Women In Photography - Lay of the Land : Dafna Talmor, Kapwani Kiwanga, Tamara Dean, Meghann Riepenhoff, Brooke Holm, Virginia Woods-Jack, Odette England, Katie Breckon, Siobhan McDonald, Katrin Koenning, Peta Clancy and Rhiannon Adam.
This body of work was born from a feeling of homesickness. Living in the remote West Kimberley and returning home to New Zealand once a year means I move between two very different worlds, and neither really understands the other. I grew up in a valley in New Zealand where the sky was long and narrow, and although traveling extensively, it was not until living in the flat savannah surrounding Derby that the absence of hills and mountains became noticeable and overwhelming. For the first time, I realised the comfort those mountainous land formations created.
The Kimberley is saturated in sunlight for most of the year. At times the sun and heat feel unrelenting and I long for winter. I began to have a recurring daydream of standing under mountains in the deep south of New Zealand. It was a subconscious retreat to a place I know. The Deep South, southern end of New Zealand, is where my family settled in the mid 1800s and where many of New Zealand’s renowned artists and writers have drawn inspiration from the lands gothic noir undertones.

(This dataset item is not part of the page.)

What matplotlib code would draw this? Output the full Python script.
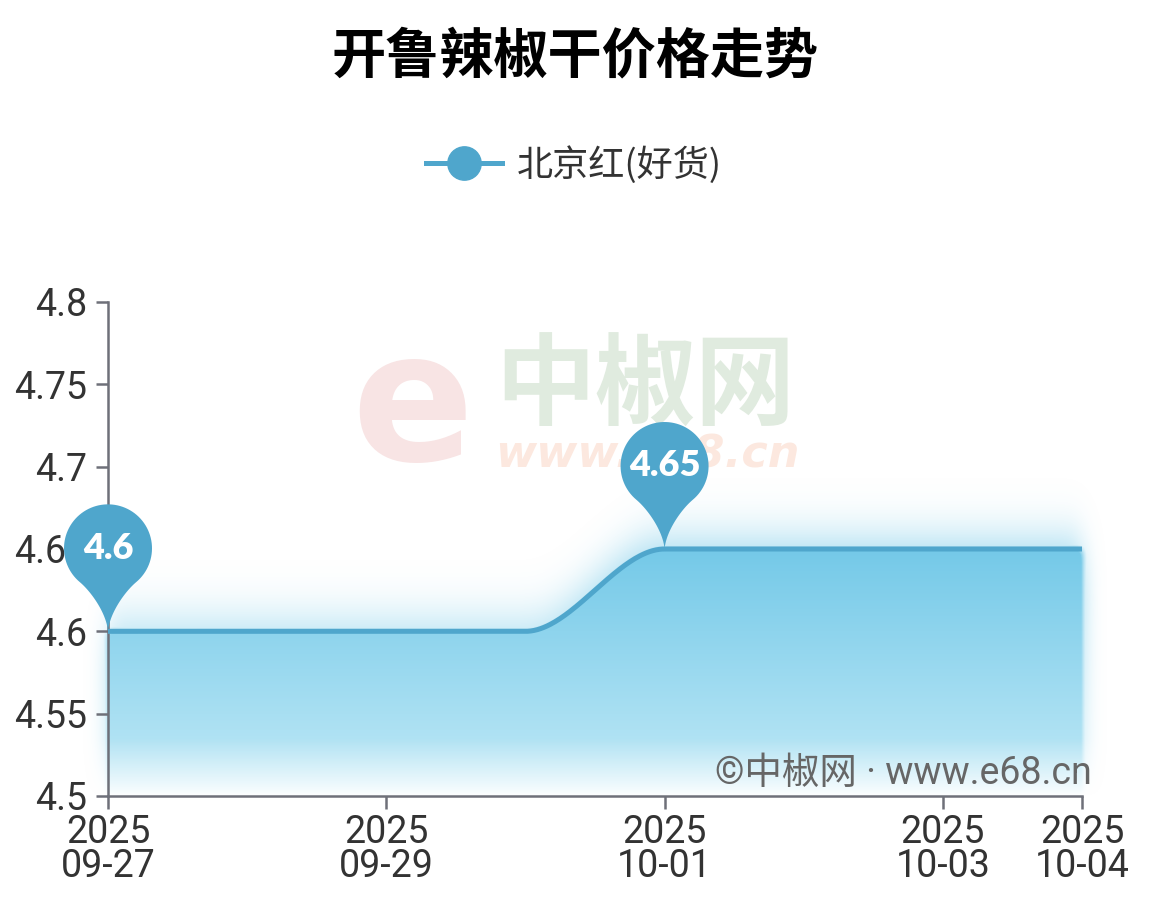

Natural pigments became an interest of mine while working for Mowanjum Aboriginal Art & Culture Centre, where ochre colour charts hang from the studio walls. Over the years I have harvested ochre with Ngarinyin people on Wilinggin Country and together we produced a short documentary called Ornmol (Ochre) that explored the cultural meanings, associated language and uses of ochre. Across the world, ochre has many uses including decorative, medicinal and ceremonial. Within the Kimberley, ochre is harvested and deeply symbolic and the colours are different to New Zealand Kokowai (ochre). Initially, I referenced ochre within my artwork as a way to compare my two homes, to visually translate a feeling of belonging and nostalgia for each place and to reference the patient teachers and elders who have shared their culture and stories with me. Permission to integrate and reference ochre in my artwork has been given by Ngarinyin and Worrorra elders and artists.
In the book Dirt Music, author Tim Winton wrote about the red earth staining the skin and soul and this metaphor resonated with me. I feel a constant push and pull between the two places I call home. Through photography, I am not interested in recording what is visible; instead I want to recreate what I feel.